[start]

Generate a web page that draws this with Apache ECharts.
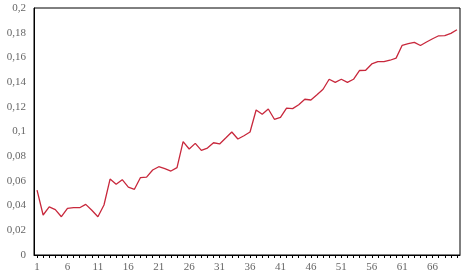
<!DOCTYPE html>
<html>
<head>
<meta charset="utf-8">
<script src="https://cdn.jsdelivr.net/npm/echarts@6/dist/echarts.min.js"></script>
<style>html,body{margin:0;padding:0;background:#fff}#c{width:467px;height:275px}</style>
</head>
<body>
<div id="c"></div>
<script>
var categories = [];
for (var i = 1; i <= 70; i++) categories.push(String(i));
var values = [
0.0526,0.0324,0.0389,0.0367,0.0310,0.0378,0.0383,0.0383,0.0410,0.0362,
0.0310,0.0405,0.0615,0.0572,0.0610,0.0550,0.0532,0.0627,0.0630,0.0688,
0.0715,0.0699,0.0680,0.0707,0.0918,0.0858,0.0904,0.0847,0.0866,0.0909,
0.0899,0.0947,0.0996,0.0939,0.0966,0.0996,0.1174,0.1139,0.1182,0.1099,
0.1115,0.1190,0.1185,0.1217,0.1261,0.1255,0.1298,0.1342,0.1423,0.1398,
0.1423,0.1398,0.1423,0.1494,0.1496,0.1547,0.1565,0.1565,0.1577,0.1594,
0.1698,0.1711,0.1722,0.1696,0.1725,0.1751,0.1775,0.1776,0.1795,0.1824
];
var yMin = 0, yMax = 0.2, yStep = 0.02;
var chart = echarts.init(document.getElementById('c'), null, {renderer: 'canvas'});
var font = '"Liberation Serif", "DejaVu Serif", serif';
chart.setOption({
  animation: false,
  grid: {left: 34, top: 8, right: 7, bottom: 20, show: true, borderColor: '#000', borderWidth: 1, backgroundColor: 'transparent'},
  xAxis: {
    type: 'category', data: categories, boundaryGap: true,
    axisLine: {lineStyle: {color: '#000', width: 1}},
    axisTick: {show: true, alignWithLabel: true, interval: 0, length: 3, lineStyle: {color: '#000'}},
    axisLabel: {interval: 4, color: '#666', fontFamily: font, fontSize: 11, margin: 7},
    splitLine: {show: false}
  },
  yAxis: {
    type: 'value', min: yMin, max: yMax, interval: yStep,
    axisLine: {show: true, lineStyle: {color: '#000', width: 1}},
    axisTick: {show: false},
    splitLine: {show: false},
    axisLabel: {color: '#666', fontFamily: font, fontSize: 11, margin: 8,
      formatter: function (v) { return String(+v.toFixed(2)).replace('.', ','); }}
  },
  series: [{
    type: 'line', data: values, symbol: 'none',
    lineStyle: {color: '#c8283c', width: 1.3}
  }]
});
</script>
</body>
</html>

[end]

Given problem: Copy the listing exactly. Any image in it stays out of the copy.

Result below:
Generate a web page that draws this with Apache ECharts.
<!DOCTYPE html>
<html>
<head>
<meta charset="utf-8">
<script src="https://cdn.jsdelivr.net/npm/echarts@6/dist/echarts.min.js"></script>
<style>html,body{margin:0;padding:0;background:#fff}#c{width:467px;height:275px}</style>
</head>
<body>
<div id="c"></div>
<script>
var categories = [];
for (var i = 1; i <= 70; i++) categories.push(String(i));
var values = [
0.0526,0.0324,0.0389,0.0367,0.0310,0.0378,0.0383,0.0383,0.0410,0.0362,
0.0310,0.0405,0.0615,0.0572,0.0610,0.0550,0.0532,0.0627,0.0630,0.0688,
0.0715,0.0699,0.0680,0.0707,0.0918,0.0858,0.0904,0.0847,0.0866,0.0909,
0.0899,0.0947,0.0996,0.0939,0.0966,0.0996,0.1174,0.1139,0.1182,0.1099,
0.1115,0.1190,0.1185,0.1217,0.1261,0.1255,0.1298,0.1342,0.1423,0.1398,
0.1423,0.1398,0.1423,0.1494,0.1496,0.1547,0.1565,0.1565,0.1577,0.1594,
0.1698,0.1711,0.1722,0.1696,0.1725,0.1751,0.1775,0.1776,0.1795,0.1824
];
var yMin = 0, yMax = 0.2, yStep = 0.02;
var chart = echarts.init(document.getElementById('c'), null, {renderer: 'canvas'});
var font = '"Liberation Serif", "DejaVu Serif", serif';
chart.setOption({
  animation: false,
  grid: {left: 34, top: 8, right: 7, bottom: 20, show: true, borderColor: '#000', borderWidth: 1, backgroundColor: 'transparent'},
  xAxis: {
    type: 'category', data: categories, boundaryGap: true,
    axisLine: {lineStyle: {color: '#000', width: 1}},
    axisTick: {show: true, alignWithLabel: true, interval: 0, length: 3, lineStyle: {color: '#000'}},
    axisLabel: {interval: 4, color: '#666', fontFamily: font, fontSize: 11, margin: 7},
    splitLine: {show: false}
  },
  yAxis: {
    type: 'value', min: yMin, max: yMax, interval: yStep,
    axisLine: {show: true, lineStyle: {color: '#000', width: 1}},
    axisTick: {show: false},
    splitLine: {show: false},
    axisLabel: {color: '#666', fontFamily: font, fontSize: 11, margin: 8,
      formatter: function (v) { return String(+v.toFixed(2)).replace('.', ','); }}
  },
  series: [{
    type: 'line', data: values, symbol: 'none',
    lineStyle: {color: '#c8283c', width: 1.3}
  }]
});
</script>
</body>
</html>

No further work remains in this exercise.